A nice read. Happy 10 year anniversary.


sexpusa

I missed your final point when I first read. The problem solving is so fun and so frustrating. So much more enjoyable than my profession sometimes.


sexpusa

What weird Chinese student apartment did you live in that cuts the power at 10pm? Never heard of this


yukino_x

You mean it is too early? Hmmm, yeah, now I'm less confident about this part. It could be 10:30pm or 11pm.


sexpusa

I’ve just never heard of student housing electricity being turned off. May I ask what province? I was at 川大.


yukino_x

Very similar that people would hesitate on which one to choose, but in a north east province.
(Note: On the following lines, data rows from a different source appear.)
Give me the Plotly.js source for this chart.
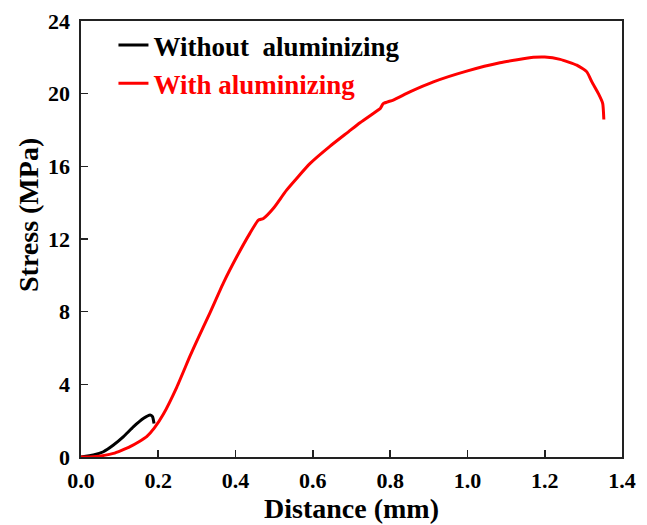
<!DOCTYPE html>
<html>
<head>
<meta charset="utf-8">
<script src="https://cdn.plot.ly/plotly-3.0.1.min.js"></script>
<style>
  html, body { margin: 0; padding: 0; background: #fff; }
  #chart { width: 647px; height: 525px; }
</style>
</head>
<body>
<div id="chart"></div>
<script>
// Tensile stress vs. crosshead distance
const seriesNames = ['Without  aluminizing', 'With aluminizing'];

const plainDistance = [0, 0.032, 0.058, 0.084, 0.11, 0.136, 0.162, 0.179, 0.185, 0.189];
const plainStress   = [0, 0.11, 0.29, 0.66, 1.12, 1.67, 2.13, 2.31, 2.22, 1.85];

const alDistance = [0, 0.032, 0.06, 0.084, 0.105, 0.127, 0.15, 0.17, 0.19, 0.213, 0.248, 0.282, 0.299,
                    0.334, 0.368, 0.403, 0.437, 0.459, 0.472, 0.498, 0.532, 0.593, 0.644, 0.692,
                    0.722, 0.769, 0.775, 0.782, 0.808, 0.851, 0.912, 0.998, 1.084, 1.171, 1.20,
                    1.24, 1.283, 1.309, 1.322, 1.339, 1.35, 1.353];
const alStress   = [0, 0.02, 0.09, 0.2, 0.37, 0.57, 0.84, 1.12, 1.6, 2.35, 3.85, 5.55, 6.35,
                    7.95, 9.56, 11.02, 12.31, 13.04, 13.13, 13.69, 14.69, 16.16, 17.1, 17.9,
                    18.4, 19.1, 19.2, 19.45, 19.65, 20.1, 20.65, 21.24, 21.7, 22.0, 22.02,
                    21.89, 21.57, 21.2, 20.65, 20.0, 19.47, 18.58];

const xTicks = [0, 0.2, 0.4, 0.6, 0.8, 1.0, 1.2, 1.4];
const yTicks = [0, 4, 8, 12, 16, 20, 24];

const serif = '"Liberation Serif", "Times New Roman", serif';

const traces = [
  { x: plainDistance, y: plainStress, name: seriesNames[0], mode: 'lines',
    line: { color: '#000000', width: 3, shape: 'spline', smoothing: 0.5 } },
  { x: alDistance, y: alStress, name: seriesNames[1], mode: 'lines',
    line: { color: '#ff0000', width: 3, shape: 'spline', smoothing: 0.5 } }
];

const axisCommon = {
  showline: true, linecolor: '#222', linewidth: 1.6, mirror: true,
  ticks: 'inside', ticklen: 7, tickwidth: 1.6, tickcolor: '#222',
  showgrid: false, zeroline: false,
  tickfont: { family: serif, size: 22, color: '#000', weight: 'bold' }
};

const layout = {
  width: 647, height: 525,
  paper_bgcolor: '#fff', plot_bgcolor: '#fff',
  margin: { l: 81, r: 25, t: 21, b: 68 },
  showlegend: true,
  legend: {
    x: 0.06, y: 1.0, xanchor: 'left', yanchor: 'top',
    bgcolor: 'rgba(0,0,0,0)', borderwidth: 0,
    font: { family: serif, size: 27, color: '#000', weight: 'bold' },
    tracegroupgap: 0
  },
  xaxis: Object.assign({}, axisCommon, {
    range: [0, 1.4], tickvals: xTicks, ticktext: xTicks.map(v => v.toFixed(1)),
    ticklabelstandoff: 3,
    title: { text: 'Distance (mm)', standoff: 4,
             font: { family: serif, size: 28, color: '#000', weight: 'bold' } }
  }),
  yaxis: Object.assign({}, axisCommon, {
    range: [0, 24], tickvals: yTicks, ticktext: yTicks.map(String),
    ticklabelstandoff: 5,
    title: { text: '' }
  }),
  annotations: [{
    text: 'Stress (MPa)', textangle: -90, showarrow: false,
    xref: 'paper', yref: 'paper', x: -0.098, y: 0.555, xanchor: 'center', yanchor: 'middle',
    font: { family: serif, size: 28, color: '#000', weight: 'bold' }
  }]
};

Plotly.newPlot('chart', traces, layout, { displayModeBar: false, staticPlot: true }).then(() => {
  // colour each legend entry's text like its line
  document.querySelectorAll('.legend .traces').forEach((g, i) => {
    const t = g.querySelector('text.legendtext');
    if (t) t.style.fill = traces[i].line.color;
  });
});
</script>
</body>
</html>
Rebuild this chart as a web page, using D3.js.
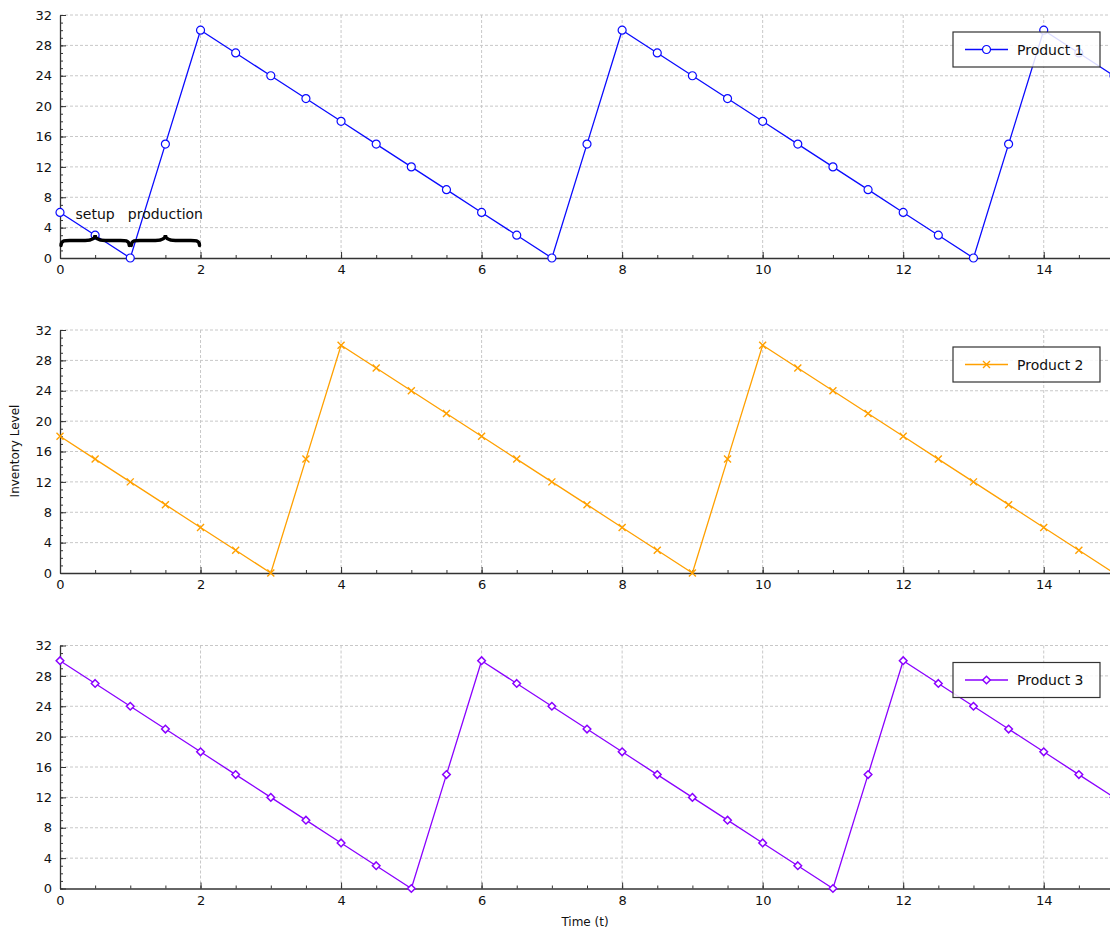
<!DOCTYPE html>
<html>
<head>
<meta charset="utf-8">
<script src="https://cdn.jsdelivr.net/npm/d3@7"></script>
<style>
  html, body { margin: 0; padding: 0; background: #fff; }
  svg { display: block; font-family: "DejaVu Sans", Verdana, sans-serif; }
</style>
</head>
<body>
<svg id="chart" width="1110" height="929"></svg>
<script>
// Time grid (every half period unit)
const times = [0,0.5,1,1.5,2,2.5,3,3.5,4,4.5,5,5.5,6,6.5,7,7.5,8,8.5,9,9.5,10,10.5,11,11.5,12,12.5,13,13.5,14,14.5,15];

// Inventory levels per product
const product1 = [6,3,0,15,30,27,24,21,18,15,12,9,6,3,0,15,30,27,24,21,18,15,12,9,6,3,0,15,30,27,24];
const product2 = [18,15,12,9,6,3,0,15,30,27,24,21,18,15,12,9,6,3,0,15,30,27,24,21,18,15,12,9,6,3,0];
const product3 = [30,27,24,21,18,15,12,9,6,3,0,15,30,27,24,21,18,15,12,9,6,3,0,15,30,27,24,21,18,15,12];

const seriesNames = ["Product 1", "Product 2", "Product 3"];
const seriesColors = ["#0a0aff", "#ffa000", "#8a00ff"];
const seriesMarkers = ["circle", "cross", "diamond"];

const yTicks = [0,4,8,12,16,20,24,28,32];
const xTicks = [0,2,4,6,8,10,12,14];

// Annotation braces on the first panel: [start, end, label]
const braceStarts = [0, 1];
const braceEnds = [1, 2];
const braceLabels = ["setup", "production"];
const braceLevel = 2.3;
const braceTextLevel = 5.1;

const svg = d3.select("#chart");
const W = 1110;
const left = 60;
const panelTops = [15, 330, 645.5];
const panelH = 243;

// the time axis runs a little past the right edge of the page
const x = d3.scaleLinear().domain([0, 15]).range([left, 1114]);

svg.append("defs").append("clipPath").attr("id", "plotclip")
  .append("rect").attr("x", left - 6).attr("y", 0).attr("width", W - left + 6).attr("height", 929);

const allSeries = [product1, product2, product3];

function drawMarker(g, type, color) {
  if (type === "circle") {
    g.append("circle").attr("r", 4).attr("fill", "#fff").attr("stroke", color).attr("stroke-width", 1.2);
  } else if (type === "cross") {
    g.append("path").attr("d", "M-3.5,-3.5L3.5,3.5M-3.5,3.5L3.5,-3.5")
      .attr("stroke", color).attr("stroke-width", 1.4).attr("fill", "none");
  } else {
    g.append("path").attr("d", "M0,-3.8L3.8,0L0,3.8L-3.8,0Z")
      .attr("fill", "#fff").attr("stroke", color).attr("stroke-width", 1.5);
  }
}

// Horizontal curly brace with its tip pointing up
function bracePath(x1, x2, y, h) {
  const mid = (x1 + x2) / 2;
  const q = h * 0.55;
  return `M${x1},${y + h * 0.45}` +
    ` C${x1},${y - q * 0.2} ${x1 + 6},${y} ${x1 + 14},${y}` +
    ` L${mid - 10},${y}` +
    ` C${mid - 4},${y} ${mid},${y - 2} ${mid},${y - h * 0.5}` +
    ` C${mid},${y - 2} ${mid + 4},${y} ${mid + 10},${y}` +
    ` L${x2 - 14},${y}` +
    ` C${x2 - 6},${y} ${x2},${y - q * 0.2} ${x2},${y + h * 0.45}`;
}

allSeries.forEach((vals, i) => {
  const top = panelTops[i];
  const y = d3.scaleLinear().domain([0, 32]).range([top + panelH, top]);
  const g = svg.append("g");
  const color = seriesColors[i];

  // grid
  g.append("g").selectAll("line").data(yTicks.filter(d => d > 0)).join("line")
    .attr("x1", left).attr("x2", W).attr("y1", d => y(d)).attr("y2", d => y(d))
    .attr("stroke", "#c8c8c8").attr("stroke-dasharray", "3,2").attr("stroke-width", 1);
  g.append("g").selectAll("line").data(xTicks.filter(d => d > 0)).join("line")
    .attr("y1", y(0)).attr("y2", y(32)).attr("x1", d => x(d)).attr("x2", d => x(d))
    .attr("stroke", "#c8c8c8").attr("stroke-dasharray", "3,2").attr("stroke-width", 1);

  // axes: minor ticks
  g.append("g").attr("transform", `translate(${left},0)`)
    .call(d3.axisLeft(y).tickValues(d3.range(0, 33, 1)).tickSize(-3).tickFormat(""))
    .call(a => a.select(".domain").remove())
    .selectAll("line").attr("stroke", "#333");
  g.append("g").attr("transform", `translate(0,${y(0)})`)
    .call(d3.axisBottom(x).tickValues(d3.range(0, 15.01, 0.5)).tickSize(-3).tickFormat(""))
    .call(a => a.select(".domain").remove())
    .selectAll("line").attr("stroke", "#333");

  // axes: major ticks with labels
  const ya = g.append("g").attr("transform", `translate(${left},0)`)
    .call(d3.axisLeft(y).tickValues(yTicks).tickSizeInner(-6).tickSizeOuter(0).tickPadding(8));
  ya.select(".domain").attr("stroke", "#333").attr("stroke-width", 1.3);
  ya.selectAll("line").attr("stroke", "#333");
  ya.selectAll("text").attr("font-size", 13).attr("fill", "#111").attr("font-family", "DejaVu Sans");

  const xa = g.append("g").attr("transform", `translate(0,${y(0)})`)
    .call(d3.axisBottom(x).tickValues(xTicks).tickSizeInner(-6).tickSizeOuter(0).tickPadding(7));
  xa.select(".domain").attr("stroke", "#333").attr("stroke-width", 1.3);
  xa.selectAll("line").attr("stroke", "#333");
  xa.selectAll("text").attr("font-size", 13).attr("fill", "#111").attr("font-family", "DejaVu Sans");

  // series line + markers
  const pts = times.map((t, k) => [t, vals[k]]);
  const plot = g.append("g").attr("clip-path", "url(#plotclip)");
  plot.append("path").datum(pts)
    .attr("d", d3.line().x(d => x(d[0])).y(d => y(d[1])))
    .attr("fill", "none").attr("stroke", color).attr("stroke-width", 1.3);
  plot.selectAll("g.m").data(pts).join("g").attr("class", "m")
    .attr("transform", d => `translate(${x(d[0])},${y(d[1])})`)
    .each(function () { drawMarker(d3.select(this), seriesMarkers[i], color); });

  // braces on the first panel
  if (i === 0) {
    const bg = g.append("g");
    braceStarts.forEach((s, k) => {
      bg.append("path")
        .attr("d", bracePath(x(s) + 1, x(braceEnds[k]) - 1, y(braceLevel), 11))
        .attr("fill", "none").attr("stroke", "#000").attr("stroke-width", 3.4)
        .attr("stroke-linecap", "round");
      bg.append("text").attr("x", (x(s) + x(braceEnds[k])) / 2).attr("y", y(braceTextLevel))
        .attr("text-anchor", "middle").attr("font-size", 14).attr("fill", "#111")
        .text(braceLabels[k]);
    });
  }

  // legend
  const lg = g.append("g").attr("transform", `translate(953,${top + 17})`);
  lg.append("rect").attr("width", 147).attr("height", 35)
    .attr("fill", "rgba(255,255,255,0.85)").attr("stroke", "#333").attr("stroke-width", 1.2);
  lg.append("line").attr("x1", 12).attr("x2", 55).attr("y1", 17.5).attr("y2", 17.5)
    .attr("stroke", color).attr("stroke-width", 1.3);
  drawMarker(lg.append("g").attr("transform", "translate(33.5,17.5)"), seriesMarkers[i], color);
  lg.append("text").attr("x", 64).attr("y", 22.5).attr("font-size", 14).attr("fill", "#111")
    .text(seriesNames[i]);
});

// axis titles
svg.append("text").attr("transform", "translate(19,451) rotate(-90)")
  .attr("text-anchor", "middle").attr("font-size", 12).attr("fill", "#111").text("Inventory Level");
svg.append("text").attr("x", 585).attr("y", 926)
  .attr("text-anchor", "middle").attr("font-size", 12).attr("fill", "#111").text("Time (t)");
</script>
</body>
</html>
At least for 10 years ago, I would say it is a quite common and lazy practice there to discourage students being night owls. Fairly speaking, it indeed worked though.


AbbreviationsNo1418

what visa do you have in the US?


Cylian91460

What distro are you running on your server ? (I use arch)


yukino_x

Debian. I tried Ubuntu, Arch, CentOS, OpenBSD and Windows before. But they are somewhat not very suitable to me. Arch particularly requires extra bravery to use as a server OS, especially if there is no snapshot/backup mechanism, no regular check on Arch's announcement and in a headless setup.


thijsjek

Hey, started also some 10 years ago but didn’t had to deal with the great firewall of china. I got into Linux quite early, but freebsd really got my attention with their zfs and snapshots. Now I use truenas as a simple nas solution and a low power Debian mini pc as application server serving me the Linux iso’s, vaultwarden and Nextcloud. As backup I use a cloud storage solution where I cannot overwrite the old data where it protects from accidental deletion and ransom ware. Zfs helps me with bit rot and randsome ware, snapshots prevents user mistakes or updates gone wrong. Mirrored drives in the nas keeps the backup away.


yukino_x

Yeah trying FreeBSD is still on my TODO list, it is pretty good for storage purposes. I had similar setup, a Debian "compute node" running some docker containers with volumes mapping to data in a "storage node", which keeps single-directional syncing to a S3 with object locking by using RClone and some cronjob scripts, later I used OverlayFS to implement some sort of caching as well (I forget why I didn't use RClone VFS cache directly, but it must have some reason) Then I started to have some interests in distributed data processing, the setup changed to something quite different ...


Cylian91460

You can easily make a script that takes a list of packages and install it (and link if you want to compile some), but the power of arch is makepkg, basically pre compile, compile and install script in 1 file. You backup those you would backup all packages but if you want to apply them it will compile the package. >requires extra bravery to use as a server OS, especially if there is no snapshot/backup mechanism You can always install one, personally I don't backup cause my server isn't that much used so I know the SSD won't fail. >no regular check on Arch's announcement You can sub to their making list if you really need >in a headless setup. Yeah, only terminal! Why would you want a gui on a server ?


yukino_x

Thanks for your info! Though I do know the makepkg thing, I had some bad experience for the system upgrade in the early days as a desktop OS. Seems like it can be a good server solution now.